Sunday, October 21, 2018

Another Attempt At Erasing The Transgendered



First, it was the states’ trying to ban the federal protections that Obama put in place under Title IX barring discrimination and sexual orientation.  In 2016, the Department of Education required schools to allow transgender students to use the restroom or locker room of their choice.  If a school didn’t comply, it could risk losing federal funds.

Then, the present Administration wanted to bar transgender individuals from the military, but the military knew better.

Now, the Trump Administration wants to limit the meaning of gender to male or female on birth certificates. Passports would change language from gender as well to sex.  The New York Times memo from the Department of Health and Human Services plans by the end of the year to create a legal definition of gender that will be sent to the Department of Justice.  It would be defined as a fixed status, “on a biological basis that’s clear, grounded in science, objective, and administrable, unless rebutted by reliable genetic evidence.” Genetic testing would be used to determine a person’s gender.

The Dept. of Health and Human Services plans to create this edict under Title IX law that bans discrimination based on sex in federally funded education programs.  In 2017, Trump’s administration thought that Obama’s directive was a “federal outreach.” The HHS department has argued that the term “sex” was never legally meant to include homosexuality and gender identity.

The effects of Limiting Federal Protections for The Transgendered Community:

According to the Williams Institute, a think tank for LGBT research in California, a 2016 study revealed that 1.4 million American adults identify as transgender. Yet, with society’s non-inclusion, their stigmatized existence has resulted in:

64% of trans pupils are bullied for their sexual identity.
82% of transgender youth feel unsafe at school.
2018 is the worse year for deadly assaults against transgender Americans.
Most of the violent deaths are against transgender people of color.
More than ½ of transgender male adolescents attempt suicide.
Suicide rate is higher for transgendered than for LGB community.

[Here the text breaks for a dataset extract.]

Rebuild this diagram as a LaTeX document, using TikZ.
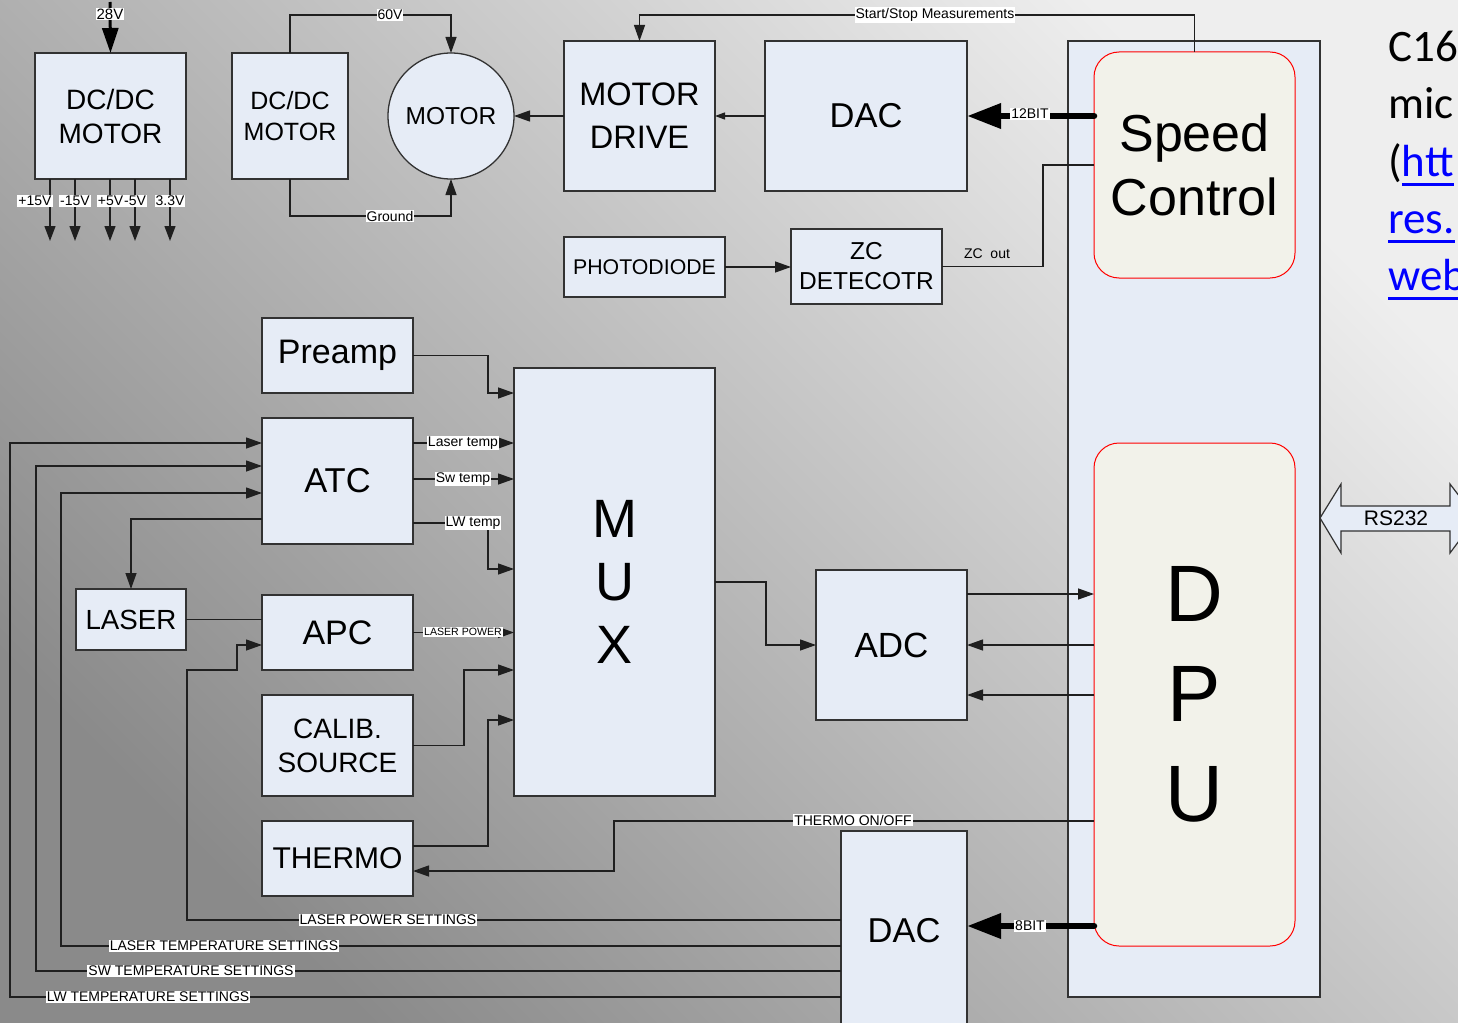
\documentclass[tikz,border=0pt]{standalone}
\usepackage{fontspec}
\setmainfont{Liberation Sans}
\newfontfamily\calfont{Carlito}
\usetikzlibrary{arrows.meta}
\definecolor{bgLL}{RGB}{138,138,138}
\definecolor{bgUR}{RGB}{238,238,238}
\definecolor{boxfill}{RGB}{230,236,246}
\definecolor{creamfill}{RGB}{242,242,234}
\definecolor{bdr}{RGB}{50,50,50}
\definecolor{linkblue}{RGB}{0,0,255}
\newcommand\fsz[2]{\fontsize{#1pt}{#2pt}\selectfont}
\newcommand\myul[1]{\leavevmode\vtop{\hbox{#1}\kern7pt\hrule height 3pt}}
\begin{document}
\begin{tikzpicture}[x=1pt,y=-1pt,
  box/.style={draw=bdr, fill=boxfill, line width=1.3pt, inner sep=0pt, outer sep=0pt, align=center},
  rbox/.style={draw=red, fill=creamfill, line width=1pt, rounded corners=25pt, inner sep=0pt, outer sep=0pt, align=center},
  wire/.style={draw=black!88, line width=1.3pt},
  conn/.style={wire, -{Triangle[length=16pt,width=11pt]}},
  smallarr/.style={wire, -{Triangle[length=10pt,width=7pt]}},
  outarr/.style={wire, -{Triangle[length=15pt,width=11pt]}},
  inarr/.style={draw=black, line width=3pt, -{Triangle[length=25pt,width=16pt]}},
  busarr/.style={draw=black, line width=6.5pt, line cap=round, -{Triangle[length=34pt,width=24pt]}},
  lbl/.style={fill=white, inner sep=1pt, font=\fsz{14}{16}},
  side/.style={anchor=base west, inner sep=0pt, font=\calfont\fsz{45}{56}},
]
\clip (0,0) rectangle (1458,1022);
\shade[top color=bgUR, bottom color=bgLL, shading angle=-45] (0,0) rectangle (1458,1022);

% level coordinates
\foreach \yy in {443,466,479,493,519,523,569,594,645,670,695,720,821,846,871,920,926,946,971,997,393}
  {\coordinate (h\yy) at (0,\yy);}

% right column
\node[box, minimum width=252pt, minimum height=956pt] (col) at (1194,519) {};
\node[rbox, minimum width=201pt, minimum height=226pt, font=\fsz{52}{64}] (speed) at (1194.5,165) {Speed\\Control};
\node[rbox, minimum width=201pt, minimum height=503pt, font=\fsz{80}{100}] (dpu) at (1194.5,694.5) {D\\P\\U};

% boxes
\node[box, minimum width=151pt, minimum height=126pt, font=\fsz{28}{34}] (dc1) at (110.5,116) {DC/DC\\MOTOR};
\node[box, minimum width=116pt, minimum height=126pt, font=\fsz{25}{31}] (dc2) at (290,116) {DC/DC\\MOTOR};
\node[box, circle, minimum size=126pt, font=\fsz{24.5}{28}] (motor) at (451,116) {MOTOR};
\node[box, minimum width=151pt, minimum height=150pt, font=\fsz{32.5}{43}] (mdrive) at (639.5,116) {MOTOR\\DRIVE};
\node[box, minimum width=202pt, minimum height=150pt, font=\fsz{34.5}{40}] (dac1) at (866,116) {DAC};
\node[box, minimum width=161pt, minimum height=60pt, font=\fsz{21.3}{25}] (photo) at (644.5,267) {PHOTODIODE};
\node[box, minimum width=151pt, minimum height=75pt, font=\fsz{24.5}{30}] (zc) at (866.5,266.5) {ZC\\DETECOTR};
\node[box, minimum width=151pt, minimum height=75pt, font=\fsz{34}{40}] (preamp) at (337.5,355.5) {Preamp};
\node[box, minimum width=201pt, minimum height=428pt, font=\fsz{54}{63}] (mux) at (614.5,582) {M\\U\\X};
\node[box, minimum width=151pt, minimum height=126pt, font=\fsz{34.5}{40}] (atc) at (337.5,481) {ATC};
\node[box, minimum width=110pt, minimum height=61pt, font=\fsz{27.7}{32}] (laser) at (131,619.5) {LASER};
\node[box, minimum width=151pt, minimum height=75pt, font=\fsz{34}{40}] (apc) at (337.5,632.5) {APC};
\node[box, minimum width=151pt, minimum height=101pt, font=\fsz{28}{34}] (calib) at (337.5,745.5) {CALIB.\\SOURCE};
\node[box, minimum width=151pt, minimum height=75pt, font=\fsz{30}{36}] (thermo) at (337.5,858.5) {THERMO};
\node[box, minimum width=151pt, minimum height=150pt, font=\fsz{35}{40}] (adc) at (891.5,645) {ADC};
\node[box, minimum width=126pt, minimum height=199pt, font=\fsz{34.5}{40}] (dac2) at (904,930.5) {DAC};

% power supply
\coordinate (in28) at (110,2);
\draw[inarr] (in28) -- (dc1.north);
\node[lbl, font=\fsz{15}{17}] (l28) at (110,14) {28V};
\foreach \xx/\nm in {50/a,75/b,110/c,135/d,170/e}{
  \coordinate (o\nm) at (\xx,241);
  \draw[outarr] (dc1.south -| o\nm) -- (o\nm);
}
\node[lbl] (v1) at (35,201) {+15V};
\node[lbl] (v2) at (75,201) {-15V};
\node[lbl] (v3) at (110.5,201) {+5V};
\node[lbl] (v4) at (135,201) {-5V};
\node[lbl] (v5) at (170,201) {3.3V};

\draw[conn] (dc2.north) -- (290,15) -- (451,15) -- (motor.north);
\node[lbl] (l60) at (390,15) {60V};
\draw[conn] (dc2.south) -- (290,216) -- (451,216) -- (motor.south);
\node[lbl] (lgnd) at (390,216) {Ground};

\draw[conn] (mdrive.west) -- (motor.east);
\draw[smallarr] (dac1.west) -- (mdrive.east);
\draw[conn] (speed.north) -- (1194.5,15) -- (639.5,15) -- (mdrive.north);
\node[lbl] (lss) at (935,15) {Start/Stop Measurements};
\draw[busarr] (speed.west |- dac1.east) -- (dac1.east);
\node[lbl] (l12) at (1030,114) {12BIT};

\draw[conn] (photo.east) -- (zc.west |- photo.east);
\draw[wire] (zc.east) -- (1043,266.5) -- (1043,165) -- (speed.west);
\node[font=\fsz{14}{16}] (lzc) at (987,254) {ZC~~out};

% MUX inputs
\draw[conn] (preamp.east) -- (488,355.5) -- (488,393) -- (mux.west |- h393);
\draw[conn] (atc.east |- h443) -- (mux.west |- h443);
\node[lbl] (llt) at (463,443) {Laser temp};
\draw[conn] (atc.east |- h479) -- (mux.west |- h479);
\node[lbl] (lsw) at (463,479) {Sw temp};
\draw[conn] (atc.east |- h523) -- (488,523) -- (488,569) -- (mux.west |- h569);
\node[lbl] (llw) at (473,523) {LW temp};
\draw[conn] (atc.west |- h519) -- (131,519) -- (laser.north);
\draw[wire] (laser.east) -- (apc.west |- laser.east);
\draw[conn] (apc.east) -- (mux.west |- apc.east);
\node[lbl, font=\fsz{10.6}{12}] (llp) at (463,632) {LASER POWER};
\draw[conn] (calib.east) -- (464,745.5) -- (464,670) -- (mux.west |- h670);
\draw[conn] (thermo.east |- h846) -- (488,846) -- (488,720) -- (mux.west |- h720);
\draw[conn] (dpu.west |- h821) -- (614,821) -- (614,871) -- (thermo.east |- h871);
\node[lbl] (lth) at (853,820) {THERMO ON/OFF};

% MUX -> ADC <-> DPU
\draw[conn] (mux.east) -- (766,582) -- (766,645) -- (adc.west);
\draw[conn] (adc.east |- h594) -- (dpu.west |- h594);
\draw[conn] (dpu.west |- h645) -- (adc.east |- h645);
\draw[conn] (dpu.west |- h695) -- (adc.east |- h695);

% DAC bottom
\draw[busarr] (dpu.west |- h926) -- (dac2.east |- h926);
\node[lbl] (l8) at (1030,926) {8BIT};
\draw[conn] (dac2.west |- h920) -- (187,920) -- (187,670) -- (237,670) -- (237,645) -- (apc.west |- h645);
\node[lbl] (llps) at (388,920) {LASER POWER SETTINGS};
\draw[conn] (dac2.west |- h946) -- (61,946) -- (61,493) -- (atc.west |- h493);
\node[lbl] (llts) at (224,946) {LASER TEMPERATURE SETTINGS};
\draw[conn] (dac2.west |- h971) -- (36,971) -- (36,466) -- (atc.west |- h466);
\node[lbl] (lsts) at (191,971) {SW TEMPERATURE SETTINGS};
\draw[conn] (dac2.west |- h997) -- (10,997) -- (10,443) -- (atc.west |- h443);
\node[lbl] (llwts) at (148,997) {LW TEMPERATURE SETTINGS};

% RS232
\draw[draw=bdr, fill=boxfill, line width=1.2pt, line join=miter]
  (1320,518) -- (1341,484) -- (1341,506) -- (1450,506) -- (1450,484) -- (1476,518)
  -- (1450,553) -- (1450,531) -- (1341,531) -- (1341,553) -- cycle;
\node[font=\fsz{21}{24}] (rs) at (1396,518) {RS232};

% side text (cut off at the picture's edge, as in the reference)
\node[side] (t1) at (1388,62) {C16};
\node[side] (t2) at (1388,119) {mic};
\node[side] (t3) at (1388,176) {(\textcolor{linkblue}{\myul{htt}}};
\node[side] (t4) at (1388,233) {\textcolor{linkblue}{\myul{res.}}};
\node[side] (t5) at (1388,290) {\textcolor{linkblue}{\myul{web}}};
\end{tikzpicture}
\end{document}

This new directive is undermining the welfare and rights of the LGBT people by eliminating federal protections.  It could also be defining transgender out of existence.







   


Monday, October 8, 2018

Not Coming Out on LGBTQ Awareness Day



October 11 is the 30th annual LGBTQ Awareness Day. The purpose of the day is to make LGBTQ orientation more familiar to the public, reduce bullying, and help foster allies in the fight for equality.

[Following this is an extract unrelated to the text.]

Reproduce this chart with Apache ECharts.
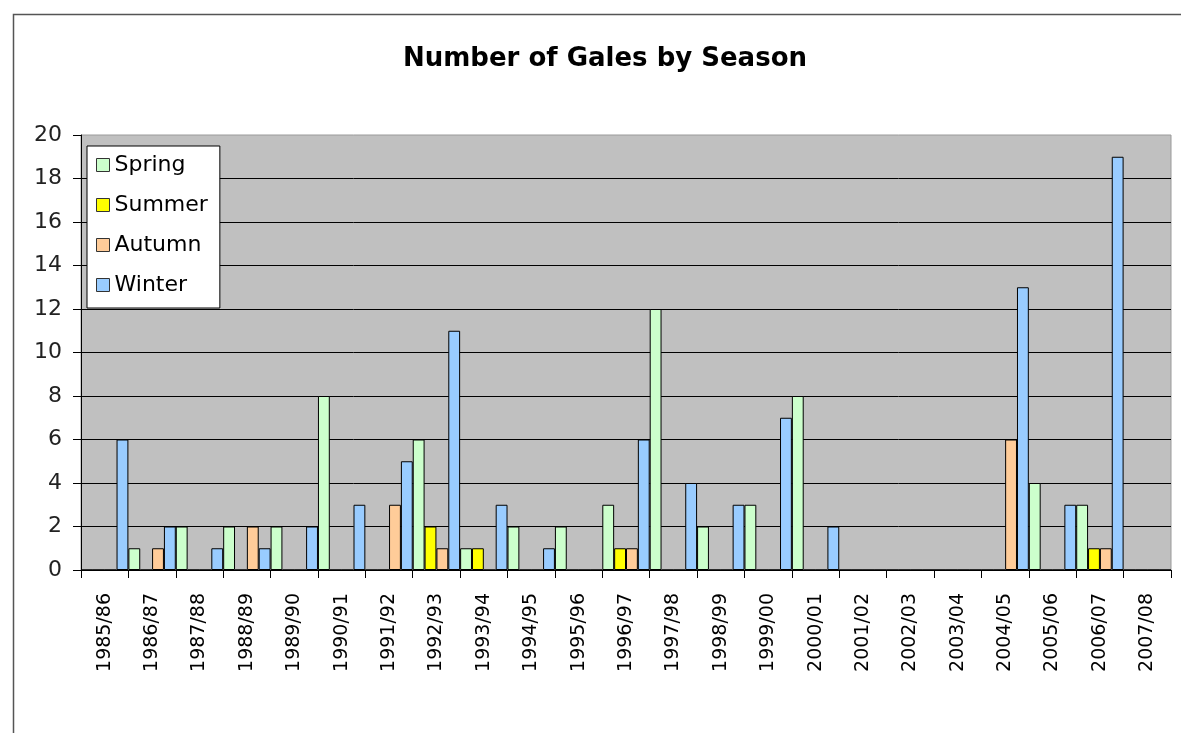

Although it would be ideal if everyone felt he could come out, the LGBT child has his own timeline.  Tempting as it may be, it’s not a good idea for a parent to push a child into coming out.  The child should come out when he is ready and when he does, parents should ask for permission to tell others.  Your child may only be out to a few people he trusts and does not want everyone to know.  It’s his story. 

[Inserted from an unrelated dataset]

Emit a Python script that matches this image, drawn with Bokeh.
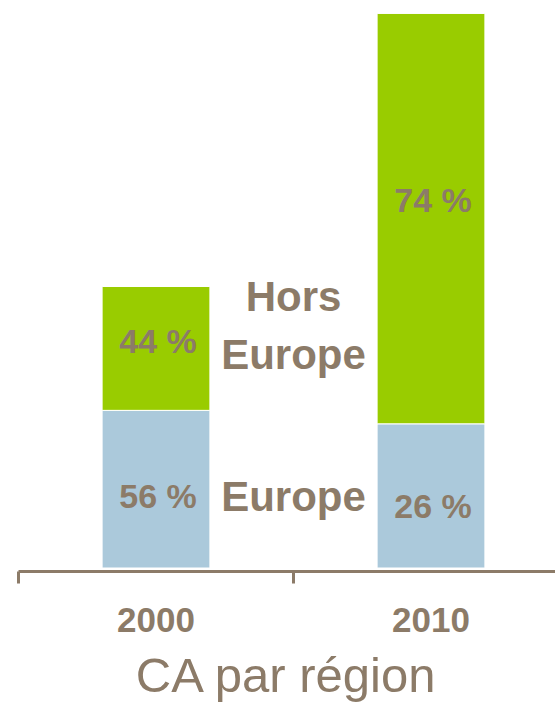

If a child does come out to you on October 11 or any other date, make it his experience, recommends Dr. Logan Stohle, PsyD. Of Yellowbrick, a psychiatric center for young adults in Evanston, Illinois.  Don’t bring up your concerns at that time. Even if you don’t agree or understand your child’s sexual orientation, now is not the time to question.  Just listen. 

Says Jonathan L. Tobkes, M.D., author of When Your Child Is Gay: What You Need To Know (2016, Sterling), you might employ these subtle ways to make your LBTQ child feel as supported as his heterosexual brother/sister by:

Asking your child the same questions you ask your other children.  Specifically, don’t avoid the topic of dating and relationships.  Be sure to invite the significant other to family dinners or functions in the same way you would for a partner of a straight child.  From time to time, make a point of asking your child how his significant others are doing, what are new with them, and so forth.

Accept whatever your child tells you about his sexuality as hard fact and do not try and convince him that he must be either straight or gay. 

The most important thing is to make it clear to your child that sexual orientation is only one part of who he is and that it has no bearing on your love for or acceptance of him.